Supra was an American skate shoe brand founded in Los Angeles, California by Angel Cabada in partnership with professional skateboarders. Korean fashion retailer F&F acquired the global trademark of Supra in October 2020.

==History==
Supra was launched in 2006, by Angel Cabada in partnership with professional skateboarders Jim Greco, Erik Ellington, Tom Penny, Chad Muska, and Dennis Martin. Muska has described the founding of the company as an "underground idea, shared between five people, that became a crazy explosion". The brand released a coffee table book in December 2012 that documents its history; in an interview for the book's promotion, Ellington stated "It's amazing to see something be so successful that easily could've gone the other way. I feel blessed, honored and I'm humbled. It's something I'm really proud to be a part of." In addition to serving as a catalog of the brand's products, the book also features the brand's team riders and collaborations, including those with artists such as Jay-Z.

On January 31, 2013, Video Director Dennis Martin created a promotional video for Greco's second signature shoe, "The Hammer"; Greco's first signature model was named "The Soprano". Greco explained, in relation to the "Hammer", "I wanted to make a super simple-looking shoe. There's a million shoes out there that are simple, but I really wanted that fusion of vulcanized and cup sole because I like the feel of the vulc, but I like the impact absorbing features of the cup sole". The shoe's design was promoted as "a high performance, lightweight, low-top skate shoe.

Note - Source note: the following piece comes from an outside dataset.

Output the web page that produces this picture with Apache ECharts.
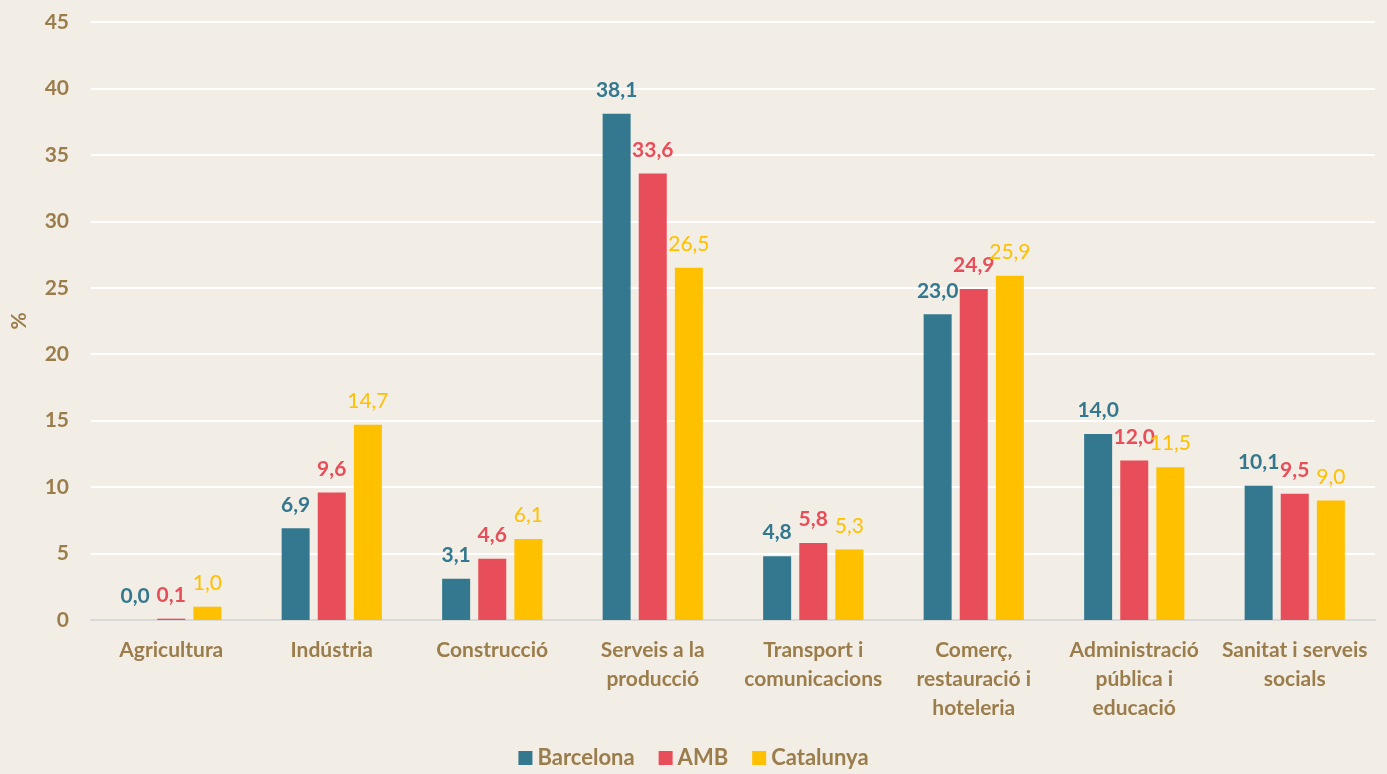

The upper has a short eye stay, a long vamp, and minimal branding".

Supra Footwear was purchased by K-Swiss Global Brands, a subsidiary of E-Land Group, in June 2015. In 2018, Steve Harden, former executive leader with Adidas and Oakley, was recruited to relaunch and restructure the Global Supra and KR3W brands. In May 2019, Xtep disclosed that it was acquiring 100% of the outstanding shares of E-Land Footwear USA Holdings Inc. As of October 2020, F&F acquired Supra Footwear and relaunched the brand in South Korea in January 2021.

==Collaborations==
The brand has released signature model shoes from team riders, such as Muska, Ellington, Jim Greco, Tom Penny, and Stevie Williams. A collaboration occurred between producer and DJ Steve Aoki and Supra for Muska's signature model shoe. Williams released a collaboration with hip hop artist and entrepreneur Lil Wayne in December 2012, promoted as a "synthesis of skateboarding and hip hop".